Thor V2 Contract Update | Tokenomics, Taxes, Fees, and Additional Features

ThorFi
3 min readMar 5, 2022

Asgardians,

V2 contracts implementation will take place on Sunday, March 6th. In this article, we will detail the upcoming changes to the contract.

Node Creation Tokenomics Changes

As you’re all aware, one of the biggest challenges we’ve faced is the selling pressure caused by the current V1 contracts. The new V2 contracts will help to mitigate the sell pressure issue in a couple of ways, as described below. The graphic below highlights node creation tokenomics differences between the V1 and V2 contracts.

V1 vs V2 Protocol Sells

Reduction of tokens sold at node creation/compound

In the V2 contract, the number of tokens sold at node creation/compound is reduced from 46% to 30%, which is a significant 35% reduction in node creation sell pressure as compared with the V1 contract. We expect to see a notable positive difference with this change.

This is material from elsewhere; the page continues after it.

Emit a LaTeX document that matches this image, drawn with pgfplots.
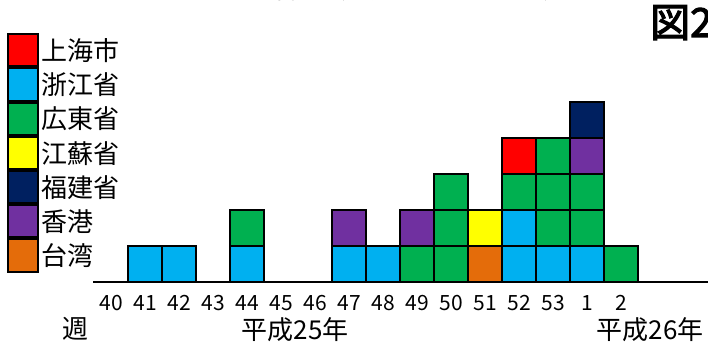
\documentclass[border=0pt]{standalone}
\usepackage{fontspec}
\setmainfont{Noto Sans CJK JP}
\newfontfamily\zufont{Noto Sans CJK JP}[FakeBold=3]
\usepackage{pgfplots}
\pgfplotsset{compat=1.18}
\definecolor{cSH}{HTML}{FF0000}
\definecolor{cZJ}{HTML}{00B0F0}
\definecolor{cGD}{HTML}{00B050}
\definecolor{cJS}{HTML}{FFFF00}
\definecolor{cFJ}{HTML}{002060}
\definecolor{cHK}{HTML}{7030A0}
\definecolor{cTW}{HTML}{E46C0A}
\begin{document}
\begin{tikzpicture}[x=1pt,y=1pt]
\path[use as bounding box] (0,0) rectangle (708,344);
\begin{axis}[
  at={(93pt,62pt)}, anchor=south west, scale only axis,
  x=34pt, y=36pt,
  xmin=-0.53, xmax=17.56, ymin=0, ymax=5.3,
  axis x line*=bottom, axis y line=none,
  x axis line style={line width=2.7pt,-},
  ybar stacked, bar width=34pt,
  clip=false,
  xtick={0,...,15},
  xticklabels={40,41,42,43,44,45,46,47,48,49,50,51,52,53,1,2},
  xtick style={draw=none},
  major tick length=0pt,
  xticklabel style={anchor=center, inner sep=0pt, yshift=-21pt, font=\fontsize{21}{21}\selectfont},
  /pgf/number format/assume math mode=true,
  every axis plot/.append style={draw=black, line width=2.7pt},
  legend style={at={(axis description cs:-0.1398,1.305)}, anchor=north west,
    draw=none, fill=none, row sep=0pt, inner sep=0pt,
    nodes={inner ysep=0pt, inner xsep=2.5pt, font=\fontsize{26}{26}\selectfont}},
  legend cell align=left,
  legend image code/.code={\draw[#1, draw=black, line width=2pt] (0pt,-16.1pt) rectangle (30pt,16.1pt);},
]
\addlegendimage{fill=cSH}\addlegendentry{上海市}
\addlegendimage{fill=cZJ}\addlegendentry{浙江省}
\addlegendimage{fill=cGD}\addlegendentry{広東省}
\addlegendimage{fill=cJS}\addlegendentry{江蘇省}
\addlegendimage{fill=cFJ}\addlegendentry{福建省}
\addlegendimage{fill=cHK}\addlegendentry{香港}
\addlegendimage{fill=cTW}\addlegendentry{台湾}
% Zhejiang (first layer)
\addplot[fill=cZJ, forget plot] coordinates {(0,0)(1,1)(2,1)(3,0)(4,1)(5,0)(6,0)(7,1)(8,1)(9,0)(10,0)(11,0)(12,1)(13,1)(14,1)(15,0)};
% Zhejiang (second layer)
\addplot[fill=cZJ, forget plot] coordinates {(0,0)(1,0)(2,0)(3,0)(4,0)(5,0)(6,0)(7,0)(8,0)(9,0)(10,0)(11,0)(12,1)(13,0)(14,0)(15,0)};
% Taiwan
\addplot[fill=cTW, forget plot] coordinates {(0,0)(1,0)(2,0)(3,0)(4,0)(5,0)(6,0)(7,0)(8,0)(9,0)(10,0)(11,1)(12,0)(13,0)(14,0)(15,0)};
% Guangdong (three layers)
\addplot[fill=cGD, forget plot] coordinates {(0,0)(1,0)(2,0)(3,0)(4,1)(5,0)(6,0)(7,0)(8,0)(9,1)(10,1)(11,0)(12,1)(13,1)(14,1)(15,1)};
\addplot[fill=cGD, forget plot] coordinates {(0,0)(1,0)(2,0)(3,0)(4,0)(5,0)(6,0)(7,0)(8,0)(9,0)(10,1)(11,0)(12,0)(13,1)(14,1)(15,0)};
\addplot[fill=cGD, forget plot] coordinates {(0,0)(1,0)(2,0)(3,0)(4,0)(5,0)(6,0)(7,0)(8,0)(9,0)(10,1)(11,0)(12,0)(13,1)(14,0)(15,0)};
% Jiangsu
\addplot[fill=cJS, forget plot] coordinates {(0,0)(1,0)(2,0)(3,0)(4,0)(5,0)(6,0)(7,0)(8,0)(9,0)(10,0)(11,1)(12,0)(13,0)(14,0)(15,0)};
% Hong Kong
\addplot[fill=cHK, forget plot] coordinates {(0,0)(1,0)(2,0)(3,0)(4,0)(5,0)(6,0)(7,1)(8,0)(9,1)(10,0)(11,0)(12,0)(13,0)(14,1)(15,0)};
% Shanghai
\addplot[fill=cSH, forget plot] coordinates {(0,0)(1,0)(2,0)(3,0)(4,0)(5,0)(6,0)(7,0)(8,0)(9,0)(10,0)(11,0)(12,1)(13,0)(14,0)(15,0)};
% Fujian
\addplot[fill=cFJ, forget plot] coordinates {(0,0)(1,0)(2,0)(3,0)(4,0)(5,0)(6,0)(7,0)(8,0)(9,0)(10,0)(11,0)(12,0)(13,0)(14,1)(15,0)};
\end{axis}
\node[anchor=base west, inner sep=0pt, font=\fontsize{24}{24}\selectfont] at (10,345.5) {発症週別・地域別患者報告数（平成25年第40週〜）};
\node[anchor=north west, inner sep=0pt, font=\fontsize{40}{40}\zufont] at (650,339) {図2};
\node[anchor=center, inner sep=0pt, font=\fontsize{26}{26}\selectfont] at (75,15) {週};
\node[anchor=center, inner sep=0pt, font=\fontsize{26}{26}\selectfont] at (295,14) {平成25年};
\node[anchor=center, inner sep=0pt, font=\fontsize{26}{26}\selectfont] at (650,14) {平成26年};
\end{tikzpicture}
\end{document}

Adjustable allocations during bear & bull markets

Implementing adjustable allocation percentages for the reward/distribution pool and the treasury will allow the protocol to further control node creation sell pressure by reducing the amount of $THOR tokens that are sold on node creation. As noted by the “*” above, the reward/distribution pool and treasury percentages will always total 80% but can be dynamically changed to support price action during bear and bull markets.

For example:

  • Implementing adjustable allocation percentages for the reward/distribution pool and the treasury will allow the protocol to further control node creation sell pressure by reducing the amount of $THOR tokens that are sold on node creation. For example:
  • During bearish/high-sell-off periods:
  • the treasury percentage (which is sold for $AVAX) may be reduced by X%; and
  • the reward/distribution pool percentage (which isn’t sold) may be increased X%,
  • This reduces the number of tokens sold at node creation.
  • During bullish/low-sell-off periods:
  • the treasury percentage (which is sold for $AVAX) may be increased by X%; and
  • the reward/distribution pool percentage (which isn’t sold) may be decreased by X%,
  • Which increases the percentage of tokens sold at node creation.

    These two changes will significantly mitigate the node creation/compound sell pressure that has been negatively impacting price action.
V1 vs V2 Taxes and fees

Tax and Fee Changes

The graphic above highlights the previously-announced tax and fee changes for the protocol.

Eliminated tax sells

V2 contract permanently eliminates any selling of $THOR collected via claim taxes. 100% of the $THOR tokens collected from the claim taxes will be sent to the reward/distribution pool.

Maintenance fees

Maintenance fees paid in $AVAX will be added in the V2 contract, and 100% of those fees will be sent to the treasury. Each node will have a maintenance fee timer. The following table includes details on how maintenance fee payments and the timer will work:

Maintenance Fee Details

Additional v2 Features

Compound with wallet balance

  • With v2 you can now use $THOR in wallet combined with unclaimed rewards to compound

Unlimited Nodes per Wallet

  • It will now be possible to have more than 100 nodes per wallet.

Wallet Connect integration

  • The dApp will now support Wallet Connect in addition to Metamask wallet.

AVAX gas fee optimizations

  • The code for V2 code will be optimized to save gas. Expect 30–50% savings on gas fees.

We hope you all enjoy the benefits of the new contracts, and can’t wait to start the next phase of our journey with all of you!

We cannot wait to see you in Asgard!